Your goal:
Go through the listing and set it down exactly, leaving out its pictures.

Dataset content:
--- BEGIN ---

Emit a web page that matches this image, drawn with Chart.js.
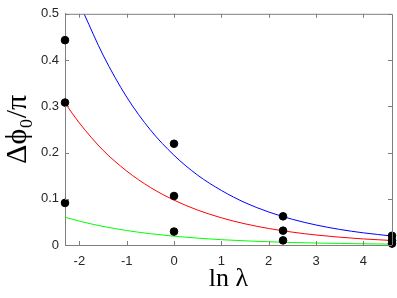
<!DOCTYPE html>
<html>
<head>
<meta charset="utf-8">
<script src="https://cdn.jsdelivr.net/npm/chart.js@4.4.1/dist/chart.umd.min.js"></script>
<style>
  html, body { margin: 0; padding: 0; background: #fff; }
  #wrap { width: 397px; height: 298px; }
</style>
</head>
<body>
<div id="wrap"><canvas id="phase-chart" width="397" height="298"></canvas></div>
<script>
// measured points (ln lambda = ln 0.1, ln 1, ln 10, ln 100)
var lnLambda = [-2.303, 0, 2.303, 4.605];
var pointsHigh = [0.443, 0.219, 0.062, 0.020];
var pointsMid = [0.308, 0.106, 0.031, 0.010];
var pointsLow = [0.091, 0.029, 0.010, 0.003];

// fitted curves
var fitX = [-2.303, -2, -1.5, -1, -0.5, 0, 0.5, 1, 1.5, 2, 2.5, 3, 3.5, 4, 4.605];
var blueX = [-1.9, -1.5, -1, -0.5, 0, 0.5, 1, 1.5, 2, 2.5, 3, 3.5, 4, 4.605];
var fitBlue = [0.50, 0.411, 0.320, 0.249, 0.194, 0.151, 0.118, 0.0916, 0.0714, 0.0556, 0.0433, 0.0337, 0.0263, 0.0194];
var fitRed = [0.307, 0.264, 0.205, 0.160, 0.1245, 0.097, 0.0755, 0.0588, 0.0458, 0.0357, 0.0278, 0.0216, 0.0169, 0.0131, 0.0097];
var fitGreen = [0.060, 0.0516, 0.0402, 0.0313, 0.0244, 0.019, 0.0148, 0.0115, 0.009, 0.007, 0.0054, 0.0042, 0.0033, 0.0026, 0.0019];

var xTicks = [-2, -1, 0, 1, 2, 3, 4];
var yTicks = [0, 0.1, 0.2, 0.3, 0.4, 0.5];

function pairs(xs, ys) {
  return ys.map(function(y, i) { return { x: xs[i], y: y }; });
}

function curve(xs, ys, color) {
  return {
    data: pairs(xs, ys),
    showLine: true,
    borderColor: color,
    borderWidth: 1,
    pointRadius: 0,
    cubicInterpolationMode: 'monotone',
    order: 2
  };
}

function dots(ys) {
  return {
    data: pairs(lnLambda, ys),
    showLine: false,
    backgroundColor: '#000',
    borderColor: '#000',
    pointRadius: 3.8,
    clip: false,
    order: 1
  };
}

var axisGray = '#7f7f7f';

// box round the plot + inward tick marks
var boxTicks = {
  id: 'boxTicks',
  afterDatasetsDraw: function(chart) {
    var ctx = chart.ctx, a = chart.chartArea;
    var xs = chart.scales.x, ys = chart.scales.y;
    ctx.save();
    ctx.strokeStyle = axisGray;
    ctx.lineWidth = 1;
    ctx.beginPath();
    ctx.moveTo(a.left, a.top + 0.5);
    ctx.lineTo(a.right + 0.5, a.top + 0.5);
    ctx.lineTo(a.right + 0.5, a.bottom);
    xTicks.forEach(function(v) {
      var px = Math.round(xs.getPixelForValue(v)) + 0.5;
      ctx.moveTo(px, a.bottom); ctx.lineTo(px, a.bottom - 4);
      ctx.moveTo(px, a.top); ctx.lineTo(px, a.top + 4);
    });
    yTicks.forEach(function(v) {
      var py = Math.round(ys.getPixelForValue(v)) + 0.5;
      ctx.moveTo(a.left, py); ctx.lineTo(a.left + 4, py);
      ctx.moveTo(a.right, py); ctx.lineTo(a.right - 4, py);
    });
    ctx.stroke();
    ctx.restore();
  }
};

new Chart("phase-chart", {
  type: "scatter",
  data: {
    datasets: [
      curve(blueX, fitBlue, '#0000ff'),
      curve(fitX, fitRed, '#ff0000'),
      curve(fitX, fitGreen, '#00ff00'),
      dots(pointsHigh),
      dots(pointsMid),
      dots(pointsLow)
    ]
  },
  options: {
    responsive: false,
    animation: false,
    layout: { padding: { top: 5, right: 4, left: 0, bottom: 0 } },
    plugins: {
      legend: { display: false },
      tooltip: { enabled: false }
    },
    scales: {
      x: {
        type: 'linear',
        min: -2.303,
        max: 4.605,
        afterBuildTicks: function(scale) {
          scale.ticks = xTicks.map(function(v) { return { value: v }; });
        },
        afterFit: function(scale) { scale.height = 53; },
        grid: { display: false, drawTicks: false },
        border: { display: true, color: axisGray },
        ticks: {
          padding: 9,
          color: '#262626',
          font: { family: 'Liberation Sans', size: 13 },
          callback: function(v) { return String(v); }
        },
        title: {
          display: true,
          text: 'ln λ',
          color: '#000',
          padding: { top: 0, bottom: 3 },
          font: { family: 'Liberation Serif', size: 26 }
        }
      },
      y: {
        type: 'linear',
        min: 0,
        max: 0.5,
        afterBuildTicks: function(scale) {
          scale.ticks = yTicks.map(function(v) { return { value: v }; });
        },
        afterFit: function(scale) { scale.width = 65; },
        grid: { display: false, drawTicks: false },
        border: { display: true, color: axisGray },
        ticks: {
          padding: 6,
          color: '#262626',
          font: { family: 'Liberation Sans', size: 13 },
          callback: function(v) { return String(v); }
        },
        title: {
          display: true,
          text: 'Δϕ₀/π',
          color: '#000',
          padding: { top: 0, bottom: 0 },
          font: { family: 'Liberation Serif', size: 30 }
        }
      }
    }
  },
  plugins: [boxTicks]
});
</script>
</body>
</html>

--- END ---

Result of the exercise:
Emit a web page that matches this image, drawn with Chart.js.
<!DOCTYPE html>
<html>
<head>
<meta charset="utf-8">
<script src="https://cdn.jsdelivr.net/npm/chart.js@4.4.1/dist/chart.umd.min.js"></script>
<style>
  html, body { margin: 0; padding: 0; background: #fff; }
  #wrap { width: 397px; height: 298px; }
</style>
</head>
<body>
<div id="wrap"><canvas id="phase-chart" width="397" height="298"></canvas></div>
<script>
// measured points (ln lambda = ln 0.1, ln 1, ln 10, ln 100)
var lnLambda = [-2.303, 0, 2.303, 4.605];
var pointsHigh = [0.443, 0.219, 0.062, 0.020];
var pointsMid = [0.308, 0.106, 0.031, 0.010];
var pointsLow = [0.091, 0.029, 0.010, 0.003];

// fitted curves
var fitX = [-2.303, -2, -1.5, -1, -0.5, 0, 0.5, 1, 1.5, 2, 2.5, 3, 3.5, 4, 4.605];
var blueX = [-1.9, -1.5, -1, -0.5, 0, 0.5, 1, 1.5, 2, 2.5, 3, 3.5, 4, 4.605];
var fitBlue = [0.50, 0.411, 0.320, 0.249, 0.194, 0.151, 0.118, 0.0916, 0.0714, 0.0556, 0.0433, 0.0337, 0.0263, 0.0194];
var fitRed = [0.307, 0.264, 0.205, 0.160, 0.1245, 0.097, 0.0755, 0.0588, 0.0458, 0.0357, 0.0278, 0.0216, 0.0169, 0.0131, 0.0097];
var fitGreen = [0.060, 0.0516, 0.0402, 0.0313, 0.0244, 0.019, 0.0148, 0.0115, 0.009, 0.007, 0.0054, 0.0042, 0.0033, 0.0026, 0.0019];

var xTicks = [-2, -1, 0, 1, 2, 3, 4];
var yTicks = [0, 0.1, 0.2, 0.3, 0.4, 0.5];

function pairs(xs, ys) {
  return ys.map(function(y, i) { return { x: xs[i], y: y }; });
}

function curve(xs, ys, color) {
  return {
    data: pairs(xs, ys),
    showLine: true,
    borderColor: color,
    borderWidth: 1,
    pointRadius: 0,
    cubicInterpolationMode: 'monotone',
    order: 2
  };
}

function dots(ys) {
  return {
    data: pairs(lnLambda, ys),
    showLine: false,
    backgroundColor: '#000',
    borderColor: '#000',
    pointRadius: 3.8,
    clip: false,
    order: 1
  };
}

var axisGray = '#7f7f7f';

// box round the plot + inward tick marks
var boxTicks = {
  id: 'boxTicks',
  afterDatasetsDraw: function(chart) {
    var ctx = chart.ctx, a = chart.chartArea;
    var xs = chart.scales.x, ys = chart.scales.y;
    ctx.save();
    ctx.strokeStyle = axisGray;
    ctx.lineWidth = 1;
    ctx.beginPath();
    ctx.moveTo(a.left, a.top + 0.5);
    ctx.lineTo(a.right + 0.5, a.top + 0.5);
    ctx.lineTo(a.right + 0.5, a.bottom);
    xTicks.forEach(function(v) {
      var px = Math.round(xs.getPixelForValue(v)) + 0.5;
      ctx.moveTo(px, a.bottom); ctx.lineTo(px, a.bottom - 4);
      ctx.moveTo(px, a.top); ctx.lineTo(px, a.top + 4);
    });
    yTicks.forEach(function(v) {
      var py = Math.round(ys.getPixelForValue(v)) + 0.5;
      ctx.moveTo(a.left, py); ctx.lineTo(a.left + 4, py);
      ctx.moveTo(a.right, py); ctx.lineTo(a.right - 4, py);
    });
    ctx.stroke();
    ctx.restore();
  }
};

new Chart("phase-chart", {
  type: "scatter",
  data: {
    datasets: [
      curve(blueX, fitBlue, '#0000ff'),
      curve(fitX, fitRed, '#ff0000'),
      curve(fitX, fitGreen, '#00ff00'),
      dots(pointsHigh),
      dots(pointsMid),
      dots(pointsLow)
    ]
  },
  options: {
    responsive: false,
    animation: false,
    layout: { padding: { top: 5, right: 4, left: 0, bottom: 0 } },
    plugins: {
      legend: { display: false },
      tooltip: { enabled: false }
    },
    scales: {
      x: {
        type: 'linear',
        min: -2.303,
        max: 4.605,
        afterBuildTicks: function(scale) {
          scale.ticks = xTicks.map(function(v) { return { value: v }; });
        },
        afterFit: function(scale) { scale.height = 53; },
        grid: { display: false, drawTicks: false },
        border: { display: true, color: axisGray },
        ticks: {
          padding: 9,
          color: '#262626',
          font: { family: 'Liberation Sans', size: 13 },
          callback: function(v) { return String(v); }
        },
        title: {
          display: true,
          text: 'ln λ',
          color: '#000',
          padding: { top: 0, bottom: 3 },
          font: { family: 'Liberation Serif', size: 26 }
        }
      },
      y: {
        type: 'linear',
        min: 0,
        max: 0.5,
        afterBuildTicks: function(scale) {
          scale.ticks = yTicks.map(function(v) { return { value: v }; });
        },
        afterFit: function(scale) { scale.width = 65; },
        grid: { display: false, drawTicks: false },
        border: { display: true, color: axisGray },
        ticks: {
          padding: 6,
          color: '#262626',
          font: { family: 'Liberation Sans', size: 13 },
          callback: function(v) { return String(v); }
        },
        title: {
          display: true,
          text: 'Δϕ₀/π',
          color: '#000',
          padding: { top: 0, bottom: 0 },
          font: { family: 'Liberation Serif', size: 30 }
        }
      }
    }
  },
  plugins: [boxTicks]
});
</script>
</body>
</html>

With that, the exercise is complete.